I love the picture of Alice grooming Samantha...that's sooo sweet!


----------



## Time Bandit

Susan said:


> I love the picture of Alice grooming Samantha...that's sooo sweet!


Thanks! It's one of my favorites too. Very rare as Samantha doesn't usually allow herself her to groomed...she's usually forcibly grooming the other girls, hehe!


----------



## my5kitties

GrimalkinTheCheetoh said:


>


Wow!! That must have been one h e l l of a party!! Did he dance on the table with a lampshade on his head? LOLOLOL!!


----------



## kittywitty

GrimalkinTheCheetoh said:


> Some real cuties. I dig the tortoiseshell cats! Here's my Cheetoh, Grimalkin.


LOL these pics had me cracking up. This cat has some interesting poses.
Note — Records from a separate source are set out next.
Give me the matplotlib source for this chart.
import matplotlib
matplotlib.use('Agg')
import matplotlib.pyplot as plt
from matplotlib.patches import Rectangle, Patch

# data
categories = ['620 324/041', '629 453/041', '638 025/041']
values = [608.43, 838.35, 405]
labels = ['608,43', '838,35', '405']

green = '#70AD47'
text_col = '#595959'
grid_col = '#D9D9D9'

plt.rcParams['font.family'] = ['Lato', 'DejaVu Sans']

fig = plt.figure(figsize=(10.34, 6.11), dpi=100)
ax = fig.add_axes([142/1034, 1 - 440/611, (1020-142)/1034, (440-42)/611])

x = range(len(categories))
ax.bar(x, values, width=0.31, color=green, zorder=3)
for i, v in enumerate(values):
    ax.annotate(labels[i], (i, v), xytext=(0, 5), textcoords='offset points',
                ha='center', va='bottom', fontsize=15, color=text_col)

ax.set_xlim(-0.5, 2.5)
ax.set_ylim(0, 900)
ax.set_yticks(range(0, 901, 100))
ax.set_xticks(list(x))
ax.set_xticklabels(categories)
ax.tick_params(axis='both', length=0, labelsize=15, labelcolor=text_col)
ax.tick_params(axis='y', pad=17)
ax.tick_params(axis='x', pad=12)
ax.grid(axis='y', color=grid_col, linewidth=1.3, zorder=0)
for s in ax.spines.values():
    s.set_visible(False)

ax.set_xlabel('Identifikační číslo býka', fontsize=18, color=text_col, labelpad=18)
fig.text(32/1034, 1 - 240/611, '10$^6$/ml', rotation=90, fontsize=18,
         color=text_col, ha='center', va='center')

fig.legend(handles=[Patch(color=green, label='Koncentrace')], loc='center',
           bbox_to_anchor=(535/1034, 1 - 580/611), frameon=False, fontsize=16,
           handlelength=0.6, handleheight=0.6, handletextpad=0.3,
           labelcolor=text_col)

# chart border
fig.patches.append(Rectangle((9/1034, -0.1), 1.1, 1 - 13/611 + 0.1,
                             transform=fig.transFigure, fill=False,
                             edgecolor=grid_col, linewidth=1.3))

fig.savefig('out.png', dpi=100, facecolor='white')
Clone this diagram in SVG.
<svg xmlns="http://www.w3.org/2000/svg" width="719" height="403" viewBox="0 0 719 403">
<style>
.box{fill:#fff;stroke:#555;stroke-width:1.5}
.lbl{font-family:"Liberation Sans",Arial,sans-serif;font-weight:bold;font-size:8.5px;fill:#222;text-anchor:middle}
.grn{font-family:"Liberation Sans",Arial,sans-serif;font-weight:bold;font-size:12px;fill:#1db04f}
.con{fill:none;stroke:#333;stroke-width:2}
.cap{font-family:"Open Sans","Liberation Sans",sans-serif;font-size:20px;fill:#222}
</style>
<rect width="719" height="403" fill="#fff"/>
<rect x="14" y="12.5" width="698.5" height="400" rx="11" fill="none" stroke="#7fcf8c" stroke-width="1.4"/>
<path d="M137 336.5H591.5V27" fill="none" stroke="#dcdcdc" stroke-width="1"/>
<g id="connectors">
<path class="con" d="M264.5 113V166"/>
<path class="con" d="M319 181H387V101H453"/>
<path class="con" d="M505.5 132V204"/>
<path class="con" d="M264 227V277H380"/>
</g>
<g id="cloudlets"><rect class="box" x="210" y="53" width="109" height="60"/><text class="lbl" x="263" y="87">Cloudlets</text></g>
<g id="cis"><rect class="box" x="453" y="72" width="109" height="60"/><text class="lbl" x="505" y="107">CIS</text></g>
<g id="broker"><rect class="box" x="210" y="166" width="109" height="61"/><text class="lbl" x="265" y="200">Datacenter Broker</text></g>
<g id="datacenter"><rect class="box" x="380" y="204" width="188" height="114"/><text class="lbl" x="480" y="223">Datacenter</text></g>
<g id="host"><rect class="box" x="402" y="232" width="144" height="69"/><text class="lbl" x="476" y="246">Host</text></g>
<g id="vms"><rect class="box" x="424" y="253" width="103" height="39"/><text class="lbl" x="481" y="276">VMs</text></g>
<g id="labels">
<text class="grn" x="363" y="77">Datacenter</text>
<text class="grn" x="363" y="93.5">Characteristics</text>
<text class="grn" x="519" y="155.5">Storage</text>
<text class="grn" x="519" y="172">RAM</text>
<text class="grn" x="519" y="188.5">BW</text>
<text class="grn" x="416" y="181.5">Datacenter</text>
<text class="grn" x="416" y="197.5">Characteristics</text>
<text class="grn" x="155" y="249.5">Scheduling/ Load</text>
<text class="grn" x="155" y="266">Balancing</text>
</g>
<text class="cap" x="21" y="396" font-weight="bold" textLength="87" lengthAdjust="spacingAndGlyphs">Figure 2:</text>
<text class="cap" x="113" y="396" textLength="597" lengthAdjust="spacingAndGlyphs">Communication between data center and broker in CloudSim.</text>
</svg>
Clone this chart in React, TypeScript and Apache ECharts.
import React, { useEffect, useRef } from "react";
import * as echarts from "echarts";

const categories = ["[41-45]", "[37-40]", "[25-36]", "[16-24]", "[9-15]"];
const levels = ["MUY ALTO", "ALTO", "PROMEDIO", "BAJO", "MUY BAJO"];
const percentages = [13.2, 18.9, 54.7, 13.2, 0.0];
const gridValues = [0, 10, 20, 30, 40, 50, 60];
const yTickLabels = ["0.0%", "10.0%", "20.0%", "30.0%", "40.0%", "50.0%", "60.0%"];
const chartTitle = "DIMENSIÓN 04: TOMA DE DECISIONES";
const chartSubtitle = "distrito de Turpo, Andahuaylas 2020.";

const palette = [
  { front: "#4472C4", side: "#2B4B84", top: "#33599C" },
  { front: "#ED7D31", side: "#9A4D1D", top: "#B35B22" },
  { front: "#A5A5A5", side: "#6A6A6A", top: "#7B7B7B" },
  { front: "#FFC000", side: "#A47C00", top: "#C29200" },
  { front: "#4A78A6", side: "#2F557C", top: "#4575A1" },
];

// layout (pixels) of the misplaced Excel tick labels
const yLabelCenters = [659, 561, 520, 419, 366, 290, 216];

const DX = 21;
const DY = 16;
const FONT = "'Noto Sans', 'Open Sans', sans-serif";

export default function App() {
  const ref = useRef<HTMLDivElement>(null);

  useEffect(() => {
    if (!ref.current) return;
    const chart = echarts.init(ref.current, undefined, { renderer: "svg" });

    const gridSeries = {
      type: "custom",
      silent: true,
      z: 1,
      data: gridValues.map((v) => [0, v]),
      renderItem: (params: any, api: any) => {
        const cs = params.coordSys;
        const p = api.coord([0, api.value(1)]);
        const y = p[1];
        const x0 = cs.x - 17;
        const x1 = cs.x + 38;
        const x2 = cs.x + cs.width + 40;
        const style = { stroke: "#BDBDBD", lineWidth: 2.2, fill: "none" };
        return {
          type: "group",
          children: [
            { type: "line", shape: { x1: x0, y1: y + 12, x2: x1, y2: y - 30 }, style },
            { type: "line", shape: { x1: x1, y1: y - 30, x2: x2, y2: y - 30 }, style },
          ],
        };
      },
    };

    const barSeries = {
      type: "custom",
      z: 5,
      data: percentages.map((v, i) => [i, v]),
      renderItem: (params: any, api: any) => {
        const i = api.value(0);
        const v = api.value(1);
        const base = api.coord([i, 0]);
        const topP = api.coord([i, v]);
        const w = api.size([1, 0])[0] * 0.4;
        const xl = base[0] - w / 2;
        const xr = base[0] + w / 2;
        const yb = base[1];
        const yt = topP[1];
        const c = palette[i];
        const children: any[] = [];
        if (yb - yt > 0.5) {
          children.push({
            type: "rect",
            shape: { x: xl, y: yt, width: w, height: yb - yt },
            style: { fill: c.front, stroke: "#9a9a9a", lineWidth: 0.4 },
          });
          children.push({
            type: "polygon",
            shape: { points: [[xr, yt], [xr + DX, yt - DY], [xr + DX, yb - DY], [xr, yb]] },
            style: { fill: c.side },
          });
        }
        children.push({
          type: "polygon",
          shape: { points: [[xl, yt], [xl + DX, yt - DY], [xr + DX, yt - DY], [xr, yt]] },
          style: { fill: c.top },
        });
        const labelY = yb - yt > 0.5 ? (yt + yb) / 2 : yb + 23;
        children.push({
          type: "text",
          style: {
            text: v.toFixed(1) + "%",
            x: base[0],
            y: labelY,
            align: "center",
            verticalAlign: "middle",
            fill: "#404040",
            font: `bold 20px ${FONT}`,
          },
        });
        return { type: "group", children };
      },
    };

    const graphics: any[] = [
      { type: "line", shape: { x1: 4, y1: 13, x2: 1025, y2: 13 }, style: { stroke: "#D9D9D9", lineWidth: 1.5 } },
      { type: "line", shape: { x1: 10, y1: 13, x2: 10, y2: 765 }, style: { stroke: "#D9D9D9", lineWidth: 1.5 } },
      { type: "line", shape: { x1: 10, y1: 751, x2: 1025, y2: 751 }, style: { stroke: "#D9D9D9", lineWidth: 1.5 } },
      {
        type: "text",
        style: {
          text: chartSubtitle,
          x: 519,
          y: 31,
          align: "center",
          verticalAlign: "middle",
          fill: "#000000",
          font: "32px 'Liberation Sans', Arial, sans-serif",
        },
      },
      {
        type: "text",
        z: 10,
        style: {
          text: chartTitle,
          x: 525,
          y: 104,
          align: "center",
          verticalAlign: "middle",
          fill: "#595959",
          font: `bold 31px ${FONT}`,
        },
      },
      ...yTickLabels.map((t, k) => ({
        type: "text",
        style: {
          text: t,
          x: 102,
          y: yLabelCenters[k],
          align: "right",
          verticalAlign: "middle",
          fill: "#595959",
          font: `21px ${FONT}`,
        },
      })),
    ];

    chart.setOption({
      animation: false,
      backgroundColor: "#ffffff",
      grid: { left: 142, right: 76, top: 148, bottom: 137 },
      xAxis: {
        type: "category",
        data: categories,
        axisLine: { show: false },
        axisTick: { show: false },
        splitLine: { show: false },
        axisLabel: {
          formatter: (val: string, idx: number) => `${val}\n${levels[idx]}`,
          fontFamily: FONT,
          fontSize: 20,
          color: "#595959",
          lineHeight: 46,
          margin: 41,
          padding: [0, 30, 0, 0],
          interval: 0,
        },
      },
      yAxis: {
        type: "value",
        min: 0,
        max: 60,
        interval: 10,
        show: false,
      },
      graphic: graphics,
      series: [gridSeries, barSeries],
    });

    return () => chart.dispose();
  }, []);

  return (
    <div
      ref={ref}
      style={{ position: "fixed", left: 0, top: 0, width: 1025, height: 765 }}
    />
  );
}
Probably would make a good PlayCat lol.


----------



## dweamgoil

I laughed so hard at this one:










Azalia does the same thing, but I've never managed to get the camera on time...too cute!!!


----------



## GrimalkinTheCheetoh

my4kitties said:


> Wow!! That must have been one h e l l of a party!! Did he dance on the table with a lampshade on his head? LOLOLOL!!


Haha! No party. He just crashes like that wherever he feels like it. At least I know he feels comfortable enough around us to expose his belly like that. He definitely has a "meh, whatever" heir about him. I like that about him


----------



## Time Bandit

I am loving Grimalkin. What a character!


----------



## tghsmith

pics of tammi and smokey(willie cat) both were ferals in our yard, smokey was making a good living at being wild(the squirrels still scream the alarm call when he's out of his kennel, the birds seem to send a wren to follow him and call out his location) tammi was a spector in the yard, we only saw flashes of her,the longest I ever saw here was from about 100ft she was hunting grasshoppers, was under five pounds(had every worm there is) took over a year to tame her, she still gets scared being handled.. but if I strum the bristles on her brush she turns into a lap magnet...


----------



## kittywitty

Here are my babies Oreo and Little Pumpkin

Oreo

























Little Pumpkin


----------



## saitenyo

I think Rowdy may be my new favorite Catforum cat!  So pretty. I can't resist pointed cats.

Here's Apollo:










Apollo and Athena:









Trader Joe's was having a sale on kitties, so I picked one up:









Little did I know I got one of the crazy ones...









Athena _really_ likes bags:


----------



## MowMow

Little Pumpkin reminds me of MowMow!


----------



## MowMow

*More Mow....*

I know, I really need a digital camera when funds allow  My phone takes sucky pictures.

Mow sitting on the back of my computer chair. He likes to sit back there and play with my hair and LOVES when I sit in the chair and spin it while he's back there. He bites at the chair and grips it super tight and when I stop he trills until I do it again.


----------



## Sinatra-Butters

I think I need to send you a digital camera so you can take pictures of him on a daily basis. I think I have a fever, and the prescription is more MowMow!! I think Mow is now my favorite cat on here, beside mine of course.


----------



## MowMow

Aww, thank you. See, I'm in love with Nutmeg. He looks so cute and I love his nose smudge.


----------



## Time Bandit

Sinatra-Butters said:


> I think I need to send you a digital camera so you can take pictures of him on a daily basis. I think I have a fever, and the prescription is more MowMow!! I think Mow is now my favorite cat on here, beside mine of course.


I think I'm gonna have to agree on both points here. Need more pics of the handsome Mr. Mow, and he's totally become my favorite CatForum kitty besides my girls. Every time I hear about MowMow, I just want a big snuggly orange boy for myself. 

saitenyo, I love the markings on your two, and those eyes! :love2 Athena sure does love bags doesn't she, haha!


----------



## marie73

This *Meet My Kitty* forum is for everyone to pictures of their cat(s), so this thread is really unnecessary. 

But it is full of adorable kitties!


----------